Relationships are a lot like assembling flat-pack furniture. It starts with excitement (“Look at this potential!”), moves into confusion (“Does this piece even fit here?”), and if you aren’t careful, ends with you sitting on the floor, crying over a missing screw. But here’s the thing, most relationship disasters don’t happen because the pieces are broken; they happen because nobody wants to talk about the instructions.
When the spark starts to dim and things get a little faded (like that favorite t-shirt you refuse to throw away), the instinct is often to stay quiet. We bottle things up, hoping the problem will magically vanish like leftovers in a house with teenagers. But spoiler alert: silence isn’t golden; it’s usually just rust.
So, let’s speak up and explore why opening your mouth is the best way to keep your heart from closing.

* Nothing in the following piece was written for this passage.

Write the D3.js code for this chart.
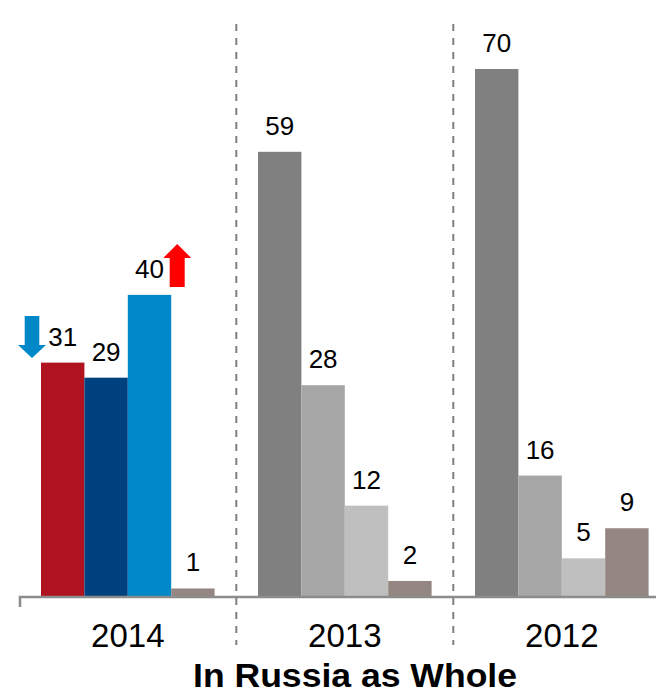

The Silent Treatment: A Recipe for Disaster
We’ve all been there. something bothers you, but you don’t want to “rock the boat.” So, you swallow your feelings. Then it happens again. And again. Soon, you aren’t just rocking the boat; you’re practically capsizing it with the weight of unsaid words.
The “Fine” Trap
“I’m fine.” It’s the two-word lie that has destroyed more evenings than a power outage during the season finale. When we refuse to speak openly, we create a guessing game where nobody wins. Your partner isn’t a mind reader (unless you’re dating a psychic, in which case, carry on). Expecting them to know why you’re upset without telling them is like expecting a dog to understand algebra. It’s frustrating for everyone involved.
Sweeping It Under the Rug
Ignoring problems doesn’t make them go away; it just creates a really lumpy rug that everyone eventually trips over. Whether it’s financial stress, intimacy issues, or whose turn it is to scrub the toilet, these “dust bunnies” of resentment will eventually turn into dust monsters if left unchecked.
Why Talk is Cheap (But Valuable)
Speaking openly is the WD-40 of relationships. It loosens up the rusty parts and gets things moving smoothly again. It might feel scary to be vulnerable, but it’s the only way to bridge the gap between “roommates who argue” and “partners who thrive.”
Clearing the Air
Have you ever walked into a room that smells a bit… funky? You don’t just stand there and pretend it smells like roses. You open a window! Honest communication is opening that window. It clears out the stale misunderstandings and lets fresh air back into the relationship. Suddenly, you can breathe again.
Building Trust Through Truth
Trust isn’t built on perfection; it’s built on transparency. When you share your fears, your annoyances, and your needs, you are handing your partner a roadmap to your heart. You’re saying, “Here is the messy truth, and I trust you with it.” That kind of vulnerability is the superglue that holds fading relationships together.
How to Talk Without Starting a War?
Okay, so we know we need to talk. But how we talk matters. You can’t just walk in with a megaphone and a list of grievances. That’s not a conversation; that’s an ambush.
Use “I” Statements (The “Eye” of the Storm)
Avoid the blame game. Instead of saying, “You never listen to me!” try, “I feel unheard when I’m interrupted.” It shifts the focus from attacking their character to expressing your feelings. It’s a small grammatical change that makes a massive emotional difference.
The Sandwich Method
If you have to deliver some tough feedback, sandwich it between two compliments. “I love how hard you work (bread). I really need you to help more with the dishes because I’m drowning (meat). You make the best coffee in the world, by the way (bread).” It makes the hard truth easier to swallow.
Listen to Understand, Not to Reply
A conversation is a two-way street, not a monologue. When your partner speaks, actually listen. Don’t just wait for your turn to talk or mentally rehearse your rebuttal. Validate their feelings. Sometimes, just feeling heard is enough to save the day.
At the end of the day, a fading relationship isn’t necessarily doomed. It might just need a little volume. Speaking openly, honestly, and kindly can reignite the spark and turn a fading flame back into a roaring fire. So, put down the silent treatment, pick up the conversation, and watch your love life get loud again.